12. As the older Sayuri narrates her story, it almost seems as though she presents Chiyo and Sayuri as two different people. In what ways are Chiyo and Sayuri different? In what ways are they recognizably the same person?

13. Pumpkin believes that Sayuri betrayed her when she, rather than Pumpkin, was adopted by the Nitta okiya. Do you believe that Sayuri was entirely blameless in this incident? Might she have helped to make Pumpkin's life easier while they were in the okiya together? Or has Pumpkin's character simply been corrupted by her years with Hatsumomo and the entire cruel system that has exploited her?
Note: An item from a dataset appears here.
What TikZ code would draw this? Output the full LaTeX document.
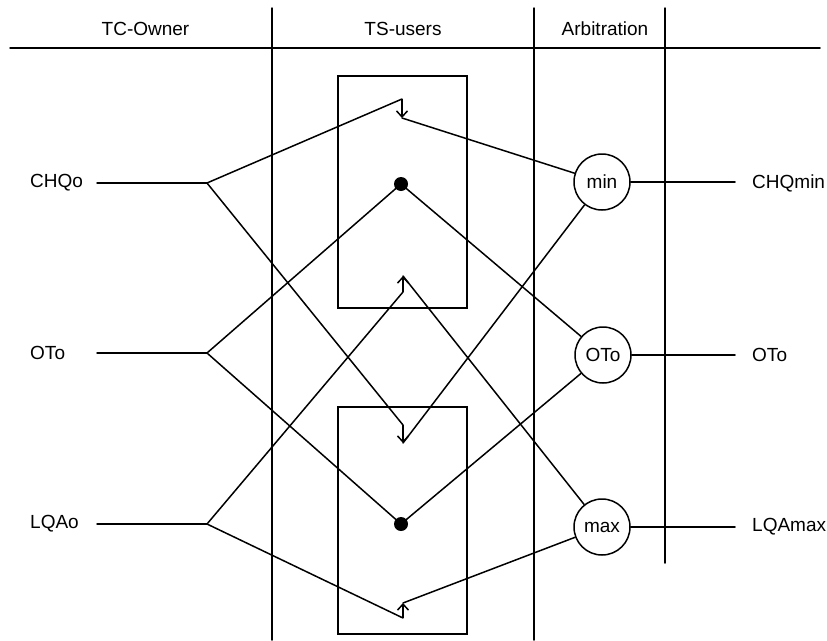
\documentclass[tikz,border=0pt]{standalone}
\usepackage{fontspec}
\setmainfont{Liberation Sans}
\usetikzlibrary{arrows.meta}
\begin{document}
\begin{tikzpicture}[x=1pt,y=-1pt,
  ln/.style={line width=1.5pt,line cap=round},
  lbl/.style={font=\fontsize{19}{21}\selectfont,inner sep=0pt},
  op/.style={circle,draw,line width=1.5pt,minimum size=56pt,inner sep=0pt,font=\fontsize{19}{21}\selectfont},
  dotn/.style={circle,fill=black,minimum size=14pt,inner sep=0pt},
  arr/.style={line width=1.5pt,-{Straight Barb[length=6pt,width=11pt,line width=1.5pt]}},
  box/.style={draw,line width=1.5pt}]
\useasboundingbox (0,0) rectangle (827,640);
% frame lines
\coordinate (h1) at (10,48); \coordinate (h2) at (820,48);
\draw[ln] (h1) -- (h2);
\coordinate (v1a) at (272,8); \coordinate (v1b) at (272,640);
\coordinate (v2a) at (534,8); \coordinate (v2b) at (534,640);
\coordinate (v3a) at (665,8); \coordinate (v3b) at (665,563);
\draw[ln] (v1a) -- (v1b);
\draw[ln] (v2a) -- (v2b);
\draw[ln] (v3a) -- (v3b);
% headers
\node[lbl] (hdr1) at (145.5,29) {TC-Owner};
\node[lbl] (hdr2) at (403,29) {TS-users};
\node[lbl] (hdr3) at (605,29) {Arbitration};
% boxes
\draw[box] (338,76) rectangle (467,308);
\draw[box] (338,407) rectangle (467,634);
% left labels
\node[lbl,anchor=west] (chqo) at (30,183) {CHQo};
\node[lbl,anchor=west] (oto) at (30,353) {OTo};
\node[lbl,anchor=west] (lqao) at (30,524) {LQAo};
\coordinate (s1) at (97,183); \coordinate (s2) at (97,353); \coordinate (s3) at (97,524);
\coordinate (f1) at (207,183); \coordinate (f2) at (207,353); \coordinate (f3) at (207,524);
\draw[ln] (s1) -- (f1);
\draw[ln] (s2) -- (f2);
\draw[ln] (s3) -- (f3);
% operators
\node[op] (min) at (602,182) {min};
\node[op] (oto2) at (603,355) {OTo};
\node[op] (max) at (602,527) {max};
% right labels
\node[lbl,anchor=west] (chqmin) at (752,183) {CHQmin};
\node[lbl,anchor=west] (otor) at (752,355) {OTo};
\node[lbl,anchor=west] (lqamax) at (752,527) {LQAmax};
\coordinate (r1) at (735,182); \coordinate (r2) at (735,355); \coordinate (r3) at (735,527);
\draw[ln] (min) -- (r1);
\draw[ln] (oto2) -- (r2);
\draw[ln] (max) -- (r3);
% chevron points
\coordinate (at) at (402,99);  \coordinate (ah) at (402,118);
\coordinate (bt) at (403,292); \coordinate (bh) at (403,276);
\coordinate (ct) at (403,425); \coordinate (ch) at (403,443);
\coordinate (et) at (403,618); \coordinate (eh) at (403,603);
\node[dotn] (d1) at (401,184) {};
\node[dotn] (d2) at (401,524) {};
\draw[arr] (at) -- (ah);
\draw[arr] (bt) -- (bh);
\draw[arr] (ct) -- (ch);
\draw[arr] (et) -- (eh);
% connections
\draw[ln] (f1) -- (at);
\draw[ln] (ah) -- (min);
\draw[ln] (f1) -- (ct);
\draw[ln] (ch) -- (min);
\draw[ln] (f2) -- (d1.center);
\draw[ln] (d1.center) -- (oto2);
\draw[ln] (f2) -- (d2.center);
\draw[ln] (d2.center) -- (oto2);
\draw[ln] (f3) -- (bt);
\draw[ln] (bh) -- (max);
\draw[ln] (f3) -- (et);
\draw[ln] (eh) -- (max);
\end{tikzpicture}
\end{document}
14. Sayuri senses that she shares an en, a lifelong karmic bond, with Nobu [p. 295]. How might a Western woman express this same idea?

15. During Sayuri's life, Japan goes through a series of traumas and unprecedented cultural change: the Great Depression, the War, the American Occupation. How do the inhabitants of Gion view political events in the outside world? How much effect do such events have upon their lives? How aware are they of mainstream Japanese culture and life?

16. What personal qualities do Sayuri and Mameha have that make them able to survive and even prosper in spite of the many cruelties they have suffered? Why is Hatsumomo, for example, ultimately unable to survive in Gion?

17. Is Sayuri the victim of a cruel and repressive system, a woman who can only survive by submitting to men? Or is she a tough, resourceful person who has not only survived but built a good life for herself with independence and even a certain amount of power?

18. Why might Golden have chosen to begin his narrative with a "Translator's Note"? What does this device accomplish for him?

19. In Memoirs of a Geisha, Arthur Golden has done a very daring thing: he, an American man, has written in the voice of a Japanese woman. How successfully does he disguise his own voice? While reading the novel, did you feel that you were hearing the genuine voice of a woman?


Suggested by Members

Is there anyone that Sayuri could really trust?